# DATASET EXCERPT:

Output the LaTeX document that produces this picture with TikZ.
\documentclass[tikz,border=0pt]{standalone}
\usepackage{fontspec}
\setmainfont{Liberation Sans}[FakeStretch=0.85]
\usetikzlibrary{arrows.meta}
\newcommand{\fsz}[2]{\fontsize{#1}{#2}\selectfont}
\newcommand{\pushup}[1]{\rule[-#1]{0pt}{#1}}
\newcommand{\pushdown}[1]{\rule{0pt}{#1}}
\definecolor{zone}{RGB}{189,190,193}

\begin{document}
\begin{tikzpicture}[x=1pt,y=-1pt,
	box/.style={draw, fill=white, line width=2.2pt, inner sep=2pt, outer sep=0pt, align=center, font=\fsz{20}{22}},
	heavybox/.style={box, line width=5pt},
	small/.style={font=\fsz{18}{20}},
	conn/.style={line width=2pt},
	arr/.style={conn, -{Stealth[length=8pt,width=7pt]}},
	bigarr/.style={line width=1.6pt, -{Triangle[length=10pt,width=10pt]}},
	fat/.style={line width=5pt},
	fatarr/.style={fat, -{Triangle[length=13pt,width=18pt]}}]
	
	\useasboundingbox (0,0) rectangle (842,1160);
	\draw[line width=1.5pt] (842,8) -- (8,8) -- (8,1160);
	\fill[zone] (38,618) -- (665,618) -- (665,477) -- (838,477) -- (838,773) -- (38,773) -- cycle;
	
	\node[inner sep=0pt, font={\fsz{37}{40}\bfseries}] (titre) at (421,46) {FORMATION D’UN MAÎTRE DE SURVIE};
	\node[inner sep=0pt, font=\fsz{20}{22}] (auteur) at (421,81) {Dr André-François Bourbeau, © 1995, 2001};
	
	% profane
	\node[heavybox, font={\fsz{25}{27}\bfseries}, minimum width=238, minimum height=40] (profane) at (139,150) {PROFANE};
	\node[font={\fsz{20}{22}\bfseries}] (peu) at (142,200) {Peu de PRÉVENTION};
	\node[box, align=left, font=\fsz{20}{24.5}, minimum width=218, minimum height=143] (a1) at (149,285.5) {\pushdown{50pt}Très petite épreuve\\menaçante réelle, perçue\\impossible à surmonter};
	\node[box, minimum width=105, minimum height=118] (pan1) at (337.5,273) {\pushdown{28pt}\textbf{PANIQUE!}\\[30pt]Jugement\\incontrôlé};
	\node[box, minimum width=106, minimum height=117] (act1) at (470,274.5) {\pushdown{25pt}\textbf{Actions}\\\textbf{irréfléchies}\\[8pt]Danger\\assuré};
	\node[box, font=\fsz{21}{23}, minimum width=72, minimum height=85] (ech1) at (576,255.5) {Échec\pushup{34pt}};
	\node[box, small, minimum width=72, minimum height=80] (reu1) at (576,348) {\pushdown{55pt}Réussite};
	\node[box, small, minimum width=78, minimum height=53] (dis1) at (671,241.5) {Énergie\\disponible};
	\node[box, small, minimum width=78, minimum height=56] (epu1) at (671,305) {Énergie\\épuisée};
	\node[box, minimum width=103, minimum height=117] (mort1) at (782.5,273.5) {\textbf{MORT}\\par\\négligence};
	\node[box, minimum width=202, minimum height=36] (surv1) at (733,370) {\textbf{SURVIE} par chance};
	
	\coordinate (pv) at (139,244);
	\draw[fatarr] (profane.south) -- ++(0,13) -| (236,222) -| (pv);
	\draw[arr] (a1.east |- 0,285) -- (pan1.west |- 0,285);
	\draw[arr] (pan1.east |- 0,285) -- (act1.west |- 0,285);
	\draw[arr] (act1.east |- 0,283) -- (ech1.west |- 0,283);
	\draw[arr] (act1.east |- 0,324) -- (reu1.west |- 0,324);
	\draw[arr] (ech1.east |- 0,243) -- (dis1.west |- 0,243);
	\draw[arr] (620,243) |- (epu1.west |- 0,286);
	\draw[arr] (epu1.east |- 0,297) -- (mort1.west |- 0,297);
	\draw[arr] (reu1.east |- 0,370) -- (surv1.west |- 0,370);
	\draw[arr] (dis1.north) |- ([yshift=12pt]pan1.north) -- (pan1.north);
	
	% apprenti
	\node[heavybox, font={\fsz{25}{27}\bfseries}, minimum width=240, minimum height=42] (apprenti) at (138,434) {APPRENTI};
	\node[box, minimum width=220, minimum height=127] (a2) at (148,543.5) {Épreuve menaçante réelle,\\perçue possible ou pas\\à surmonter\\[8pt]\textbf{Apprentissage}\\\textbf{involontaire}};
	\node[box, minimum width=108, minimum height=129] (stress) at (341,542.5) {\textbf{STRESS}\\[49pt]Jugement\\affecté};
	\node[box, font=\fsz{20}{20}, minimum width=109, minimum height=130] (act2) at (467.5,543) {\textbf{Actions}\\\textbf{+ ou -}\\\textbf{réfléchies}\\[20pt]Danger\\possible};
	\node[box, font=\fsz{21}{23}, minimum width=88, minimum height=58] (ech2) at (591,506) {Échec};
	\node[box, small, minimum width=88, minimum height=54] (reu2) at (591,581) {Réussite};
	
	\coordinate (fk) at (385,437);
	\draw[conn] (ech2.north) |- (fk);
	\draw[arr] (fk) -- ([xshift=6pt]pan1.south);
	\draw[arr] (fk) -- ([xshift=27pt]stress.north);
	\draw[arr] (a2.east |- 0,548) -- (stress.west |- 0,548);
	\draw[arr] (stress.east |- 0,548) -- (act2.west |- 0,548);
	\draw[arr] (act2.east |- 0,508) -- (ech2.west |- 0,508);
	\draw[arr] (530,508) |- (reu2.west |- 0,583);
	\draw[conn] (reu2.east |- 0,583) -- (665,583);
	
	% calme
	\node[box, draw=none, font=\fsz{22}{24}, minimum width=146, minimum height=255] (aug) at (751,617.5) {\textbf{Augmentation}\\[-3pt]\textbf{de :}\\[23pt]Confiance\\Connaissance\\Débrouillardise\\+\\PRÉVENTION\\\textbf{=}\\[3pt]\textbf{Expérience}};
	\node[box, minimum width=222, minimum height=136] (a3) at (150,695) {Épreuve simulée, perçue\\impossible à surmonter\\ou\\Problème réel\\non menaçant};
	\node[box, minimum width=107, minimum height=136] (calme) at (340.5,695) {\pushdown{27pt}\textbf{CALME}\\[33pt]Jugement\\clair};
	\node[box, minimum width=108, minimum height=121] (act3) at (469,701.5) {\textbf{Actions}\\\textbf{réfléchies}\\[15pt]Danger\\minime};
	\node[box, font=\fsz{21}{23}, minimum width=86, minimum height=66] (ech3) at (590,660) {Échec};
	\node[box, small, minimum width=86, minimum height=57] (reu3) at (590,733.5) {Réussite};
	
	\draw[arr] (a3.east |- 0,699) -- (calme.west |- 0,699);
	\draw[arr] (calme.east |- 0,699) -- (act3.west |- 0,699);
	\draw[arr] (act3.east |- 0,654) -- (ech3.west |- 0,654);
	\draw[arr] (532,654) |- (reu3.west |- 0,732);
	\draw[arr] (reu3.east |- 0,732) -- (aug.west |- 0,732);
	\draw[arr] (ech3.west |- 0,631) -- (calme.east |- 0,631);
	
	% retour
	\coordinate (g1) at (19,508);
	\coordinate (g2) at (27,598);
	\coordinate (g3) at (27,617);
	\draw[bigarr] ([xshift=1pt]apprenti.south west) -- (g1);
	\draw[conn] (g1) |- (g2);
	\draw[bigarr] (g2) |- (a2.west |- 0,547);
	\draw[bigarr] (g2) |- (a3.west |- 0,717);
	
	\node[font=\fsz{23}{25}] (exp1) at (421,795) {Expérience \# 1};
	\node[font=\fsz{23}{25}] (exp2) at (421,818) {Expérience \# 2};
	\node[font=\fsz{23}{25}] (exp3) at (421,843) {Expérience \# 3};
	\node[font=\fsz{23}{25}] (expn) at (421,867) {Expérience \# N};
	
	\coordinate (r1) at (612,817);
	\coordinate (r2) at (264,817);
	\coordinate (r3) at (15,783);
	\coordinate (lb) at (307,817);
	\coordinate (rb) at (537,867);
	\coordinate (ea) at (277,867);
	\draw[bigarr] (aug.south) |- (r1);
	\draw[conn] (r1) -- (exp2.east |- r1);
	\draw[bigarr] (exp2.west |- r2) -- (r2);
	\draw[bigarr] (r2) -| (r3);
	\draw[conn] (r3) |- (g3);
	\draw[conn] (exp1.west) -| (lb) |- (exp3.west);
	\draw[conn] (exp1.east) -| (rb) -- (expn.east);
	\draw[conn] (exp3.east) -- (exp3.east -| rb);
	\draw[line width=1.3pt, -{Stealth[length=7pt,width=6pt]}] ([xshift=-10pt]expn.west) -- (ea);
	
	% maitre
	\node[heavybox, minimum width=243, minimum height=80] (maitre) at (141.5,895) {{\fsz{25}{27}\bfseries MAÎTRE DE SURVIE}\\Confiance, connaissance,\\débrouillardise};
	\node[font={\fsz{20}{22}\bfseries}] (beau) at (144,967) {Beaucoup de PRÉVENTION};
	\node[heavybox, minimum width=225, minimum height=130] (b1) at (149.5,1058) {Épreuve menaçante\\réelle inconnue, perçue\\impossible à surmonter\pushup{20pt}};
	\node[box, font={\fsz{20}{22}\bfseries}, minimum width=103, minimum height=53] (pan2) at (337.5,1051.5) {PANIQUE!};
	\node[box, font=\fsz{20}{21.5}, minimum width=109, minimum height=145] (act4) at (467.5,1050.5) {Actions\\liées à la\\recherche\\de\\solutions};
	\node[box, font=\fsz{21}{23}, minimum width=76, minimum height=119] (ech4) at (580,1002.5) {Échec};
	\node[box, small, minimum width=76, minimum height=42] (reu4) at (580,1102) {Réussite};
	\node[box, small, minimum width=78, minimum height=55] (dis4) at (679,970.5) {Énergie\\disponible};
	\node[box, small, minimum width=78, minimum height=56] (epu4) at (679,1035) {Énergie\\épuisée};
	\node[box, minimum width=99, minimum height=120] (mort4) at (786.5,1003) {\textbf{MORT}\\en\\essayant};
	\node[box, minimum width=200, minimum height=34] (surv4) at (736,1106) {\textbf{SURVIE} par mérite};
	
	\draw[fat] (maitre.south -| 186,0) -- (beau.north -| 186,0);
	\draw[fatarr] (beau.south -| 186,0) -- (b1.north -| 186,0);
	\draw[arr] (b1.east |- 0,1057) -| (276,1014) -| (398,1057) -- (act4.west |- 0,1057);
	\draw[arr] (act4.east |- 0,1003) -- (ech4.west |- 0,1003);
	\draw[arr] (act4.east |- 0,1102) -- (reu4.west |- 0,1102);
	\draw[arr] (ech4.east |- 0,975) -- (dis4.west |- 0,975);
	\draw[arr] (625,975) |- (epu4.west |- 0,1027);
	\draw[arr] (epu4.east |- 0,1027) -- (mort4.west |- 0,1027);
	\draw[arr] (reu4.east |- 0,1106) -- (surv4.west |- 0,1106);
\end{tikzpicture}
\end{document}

# GOAL:
Return nothing but the lines from the start of the listing above through the line containing "(auteur) at (421,81)", exactly as given.

# COMPLETE RESPONSE:
Output the LaTeX document that produces this picture with TikZ.
\documentclass[tikz,border=0pt]{standalone}
\usepackage{fontspec}
\setmainfont{Liberation Sans}[FakeStretch=0.85]
\usetikzlibrary{arrows.meta}
\newcommand{\fsz}[2]{\fontsize{#1}{#2}\selectfont}
\newcommand{\pushup}[1]{\rule[-#1]{0pt}{#1}}
\newcommand{\pushdown}[1]{\rule{0pt}{#1}}
\definecolor{zone}{RGB}{189,190,193}

\begin{document}
\begin{tikzpicture}[x=1pt,y=-1pt,
	box/.style={draw, fill=white, line width=2.2pt, inner sep=2pt, outer sep=0pt, align=center, font=\fsz{20}{22}},
	heavybox/.style={box, line width=5pt},
	small/.style={font=\fsz{18}{20}},
	conn/.style={line width=2pt},
	arr/.style={conn, -{Stealth[length=8pt,width=7pt]}},
	bigarr/.style={line width=1.6pt, -{Triangle[length=10pt,width=10pt]}},
	fat/.style={line width=5pt},
	fatarr/.style={fat, -{Triangle[length=13pt,width=18pt]}}]
	
	\useasboundingbox (0,0) rectangle (842,1160);
	\draw[line width=1.5pt] (842,8) -- (8,8) -- (8,1160);
	\fill[zone] (38,618) -- (665,618) -- (665,477) -- (838,477) -- (838,773) -- (38,773) -- cycle;
	
	\node[inner sep=0pt, font={\fsz{37}{40}\bfseries}] (titre) at (421,46) {FORMATION D’UN MAÎTRE DE SURVIE};
	\node[inner sep=0pt, font=\fsz{20}{22}] (auteur) at (421,81) {Dr André-François Bourbeau, © 1995, 2001};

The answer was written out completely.